Applying for permanent residence is an exciting moment for many people looking to immigrate to Canada. One of the main ways to come to Canada as a permanent resident is to go through Canada’s Express Entry system. This is an automated system that scores and ranks candidates based on a number of factors, such as their demographics, language skills, and work experience.
One of the main factors that are considered is education. However, it’s important to understand that a degree, diploma, or certificate received in a foreign country may not be equivalent to one received in Canada. This may have an impact on your Express Entry profile and whether you receive an invitation to apply for permanent residence.
To help you understand how your foreign education will impact your profile, this article will explain the Educational Credential Assessment (ECA), what you need to do before completing your profile, and what you can do if your foreign education is not equivalent in Canada.
What is the Educational Credential Assessment?
Anyone applying for permanent residence must get their credentials and educational background assessed before completing their profile. This is known as an Educational Credential Assessment and is completed by a third-party agency that is recognized by Immigration Canada.
The purpose of the ECA is to determine that your foreign degree, diploma, certificate, or other credential is valid and equal to a Canadian one.
It is most likely to have an impact on professionals with protected titles, such as doctors, lawyers, pharmacists, or engineers. These are professions that have certain requirements, accreditations, and licenses that vary by jurisdiction. As a result, the training and education received abroad may not be recognized in Canada.
How your foreign education compares also depends on the country in which it was completed. Countries with similar educational systems to Canada may be compared more favourably than countries with completely different systems, or counties with different requirements for completing certain degrees.
For example, if you’ve completed a Masters in Engineering in a foreign country, it may be equivalent to a Bachelors’s in Canada. However, a Bachelors’s in Computer Programming may be equivalent to a Bachelors in Canada. How your education will compare will depend on your unique situation.

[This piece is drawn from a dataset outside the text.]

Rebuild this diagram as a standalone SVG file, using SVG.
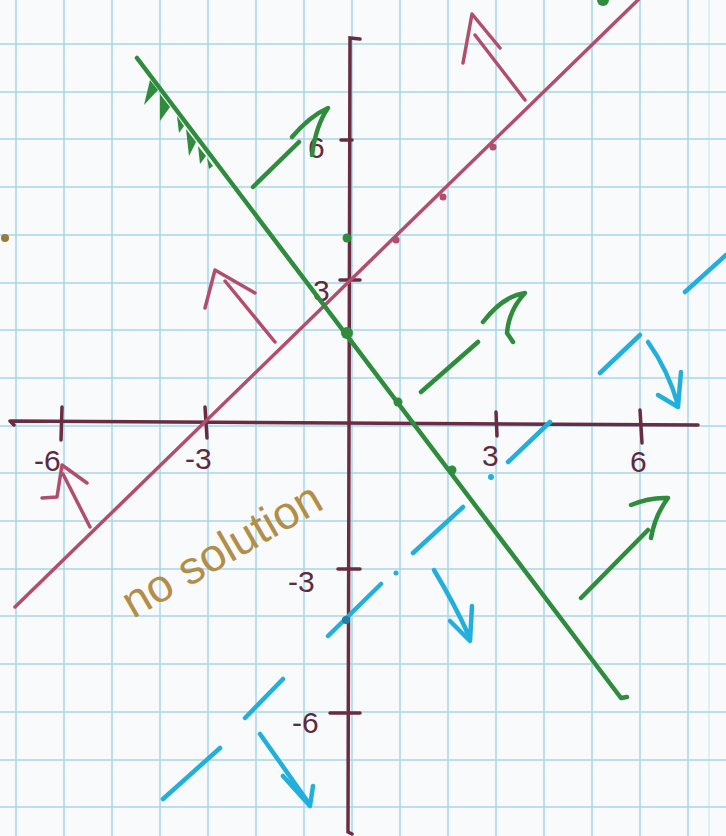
<svg xmlns="http://www.w3.org/2000/svg" width="726" height="836" viewBox="0 0 726 836">
<style>
.grid{stroke:#a6d6ea;stroke-width:1.5;fill:none}
.axis{stroke:#6a2c42;stroke-width:3.5;fill:none;stroke-linecap:round}
.red{stroke:#b24d6c;stroke-width:3.5;fill:none;stroke-linecap:round;stroke-linejoin:round}
.green{stroke:#2f8c3c;stroke-width:4.5;fill:none;stroke-linecap:round;stroke-linejoin:round}
.blue{stroke:#22afdc;stroke-width:4.5;fill:none;stroke-linecap:round;stroke-linejoin:round}
.lbl{font-family:"Liberation Sans",Arial,sans-serif;font-size:30px;fill:#5e2a3e}
.gold{font-family:"Liberation Sans",Arial,sans-serif;font-size:46px;fill:#b28e48}
</style>
<rect width="726" height="836" fill="#f8fafb"/>
<g id="grid">
<path class="grid" d="M16,0V836M64,0V836M112,0V836M160,0V836M208,0V836M256,0V836M304,0V836M352,0V836M400,0V836M448,0V836M496,0V836M544,0V836M592,0V836M640,0V836M688,0V836"/>
<path class="grid" d="M709,0V836" stroke-opacity="0.4"/>
<path class="grid" d="M0,44H726M0,92H726M0,139H726M0,187H726M0,235H726M0,283H726M0,330H726M0,378H726M0,426H726M0,473H726M0,521H726M0,569H726M0,616H726M0,664H726M0,712H726M0,760H726M0,807H726"/>
</g>
<g id="axes">
<path class="axis" d="M10,421 L698,425 M10,421 L14,425"/>
<path class="axis" d="M360,39 L350,38 L348,832 L352,834"/>
<path class="axis" d="M62,407 L61,440 M205,407 L207,438 M496,412 L497,436 M640,410 L642,443"/>
<path class="axis" d="M341,140 L352,140 M340,280 L360,280 M338,569 L360,569 M330,713 L360,713"/>
<text class="lbl" x="34" y="471">-6</text>
<text class="lbl" x="185" y="469">-3</text>
<text class="lbl" x="482" y="466">3</text>
<text class="lbl" x="630" y="472">6</text>
<text class="lbl" x="308" y="158">6</text>
<text class="lbl" x="313" y="301">3</text>
<text class="lbl" x="288" y="592">-3</text>
<text class="lbl" x="292" y="733">-6</text>
</g>
<g id="red-line">
<path class="red" d="M15,607 L640,-2"/>
<circle cx="396" cy="240" r="3.5" fill="#b24d6c"/>
<circle cx="443" cy="197" r="3.5" fill="#b24d6c"/>
<circle cx="493" cy="147" r="3.5" fill="#b24d6c"/>
<path class="red" d="M463,63 L472,14 L500,48 M475,35 L525,100"/>
<path class="red" d="M205,308 L215,270 L255,293 M225,281 L275,342"/>
<path class="red" d="M57,497 L62,465 L87,483 M63,474 L90,527 M42,498 L57,497"/>
</g>
<g id="green-line">
<path class="green" d="M137,58 L621,698 L627,697"/>
<path d="M150,80 L158,90 L144,105 Z M160,94 L170,107 L160,121 Z M177,116 L184,126 L179,133 Z M186,129 L196,142 L189,156 Z M198,146 L206,156 L200,164 Z M207,158 L213,166 L209,169 Z" fill="#2f8c3c"/>
<circle cx="347" cy="333" r="6" fill="#2f8c3c"/>
<circle cx="347" cy="238" r="4.5" fill="#2f8c3c"/>
<circle cx="398" cy="402" r="4.5" fill="#2f8c3c"/>
<circle cx="452" cy="470" r="4.5" fill="#2f8c3c"/>
<circle cx="603" cy="0" r="6" fill="#2f8c3c"/>
<path class="green" d="M253,187 L299,142 M292,137 Q310,116 328,108 Q316,125 312,155"/>
<path class="green" d="M421,392 L478,342 M483,322 Q503,296 525,293 Q509,310 507,333 L513,342"/>
<path class="green" d="M581,598 L648,530 M631,505 Q650,497 668,498 Q655,515 651,538"/>
</g>
<g id="blue-line">
<path class="blue" d="M685,292 L726,255 M600,373 L640,335 M508,462 L550,422 M413,553 L463,507 M328,636 L381,584 M245,718 L283,679 M163,799 L220,748"/>
<circle cx="491" cy="477" r="3" fill="#22afdc"/>
<circle cx="396" cy="573" r="2.5" fill="#22afdc"/>
<circle cx="346" cy="620" r="4" fill="#1e7fa8"/>
<path class="blue" d="M648,342 Q668,370 678,405 M658,395 L678,407 L681,372"/>
<path class="blue" d="M434,570 Q455,605 469,636 M450,621 L470,641 L472,606"/>
<path class="blue" d="M260,734 L308,802 M283,776 L310,806 L313,786"/>
</g>
<g id="note">
<text class="gold" x="133" y="619" transform="rotate(-30 133 619)">no solution</text>
<circle cx="5" cy="238" r="4" fill="#9a7a3c"/>
</g>
</svg>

Importantly, it is the equivalent education that is included and counted toward your Express Entry profile, not the education you received abroad.
Completing the ECA
The ECA is not completed by Immigration Canada directly but is instead done by one of the recognized agencies on its behalf. It is your responsibility to receive the ECA prior to submitting your Express Entry profile as part of your permanent residence application.
Your immigration lawyer will work with you to ensure that you have all of the documentation required, including a copy of your degree, a translation if it is not in English or French, and any other supporting documentation that confirms you have completed your educational requirements.
Once the ECA has been completed, the agency will provide you with an ECA Report and Reference Number which you will input into your Express Entry profile.
What If My Education is Not Equivalent?
Canada has extremely strict requirements when it comes to education. As a result, it is possible that your equivalent education will be lower than the degree you received abroad. This may have a negative impact on your score and whether you receive an invitation to apply.
If this happens, your immigration lawyer will advise you on the next steps, and help you identify other paths to permanent residency which may be better suited to your unique situation.
For example, you may qualify for one of the Provincial Nomination Programs. These are programs that are looking for specific characteristics and skills in individuals to fill the unique needs of their provincial workforces. Getting approved for this provincial nominee program provides a substantial boost in points to an Express Entry profile, which basically guarantees you will receive an invitation to apply for permanent residence the next time invitations are sent out.
Before Applying, Consider How Your Education Compares
How your foreign education compares to an education completed in Canada will have a direct impact on your ability to apply for permanent residency. Before completing your profile, make sure you understand how your education will be recognized, and work with an immigration lawyer to determine if there are other paths to coming to Canada which may give you a better chance of receiving an invitation to apply.